Ogres and giants, bogeymen and bugaboos embody some of our deepest fears, dominating popular fiction, from tales such as 'Jack the Giant Killer' to the cannibal monster Hannibal Lecter, from the Titans of Greek mythology to the dinosaurs of JURASSIC PARK, from Frankenstein to MEN IN BLACK. Following her brilliant study of fairy tales, FROM THE BEAST TO THE BLONDE, Marina Warner's enthralling new book explores the ever increasing presence of such figures of male terror, and the stratagems we invent to allay the monsters we conjure up. From ogres to cradle songs, from bananas to cannibals, Warner traces the roots of our commonest anxieties, unravelling with vigorous intelligence, originality and relish, the myths and fears which define our sensibilities.

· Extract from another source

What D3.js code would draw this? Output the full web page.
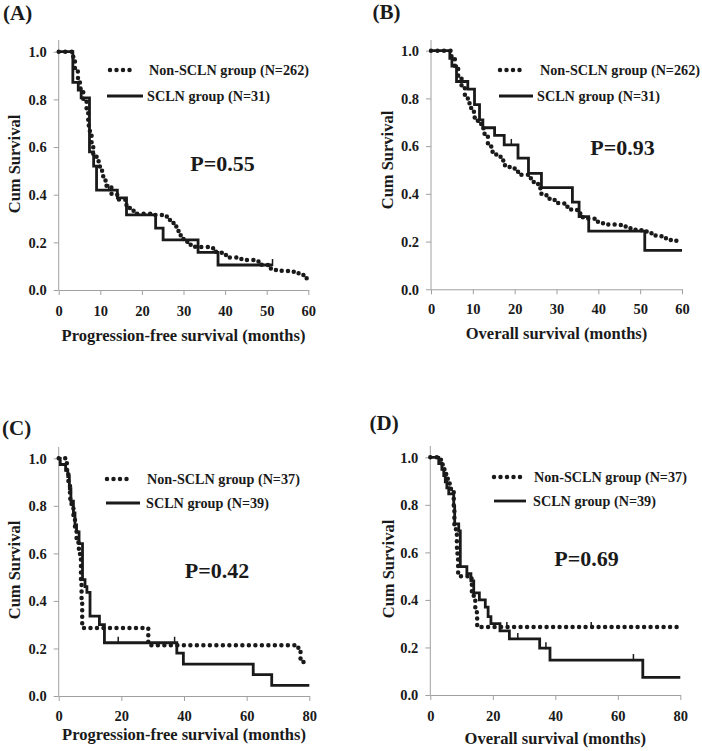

Illustrated with a wealth of images - from the beautiful and the bizarre to the downright scary - this is a tour de force of scholarship and imagination.

About the Author

Marina Warner is a novelist, historian and critic; her fiction includes Indigo, The Lost Father (awarded a Common-wealth Writers' Prize) and the recent collection of stories, The Mermaids in the Basement. Among her acclaimed works on myth, symbolism and fairy tales are Alone of All Her Sex, Joan of Arc, Monuments and Maidens (winner of the Fawcett Prize) and No Go the Bogeyman: Scaring, Lulling and Making Mock (Winner of the Katharine Briggs Folklore Award). She has edited Wonder Tales, six French fairy stories, and in 1994 she gave the Reith Lectures on BBC radio, Managing Monsters: Six Myths of Our Time.

Mary Warner is currently a Visiting Fellow Commoner at Trinity College, Cambridge.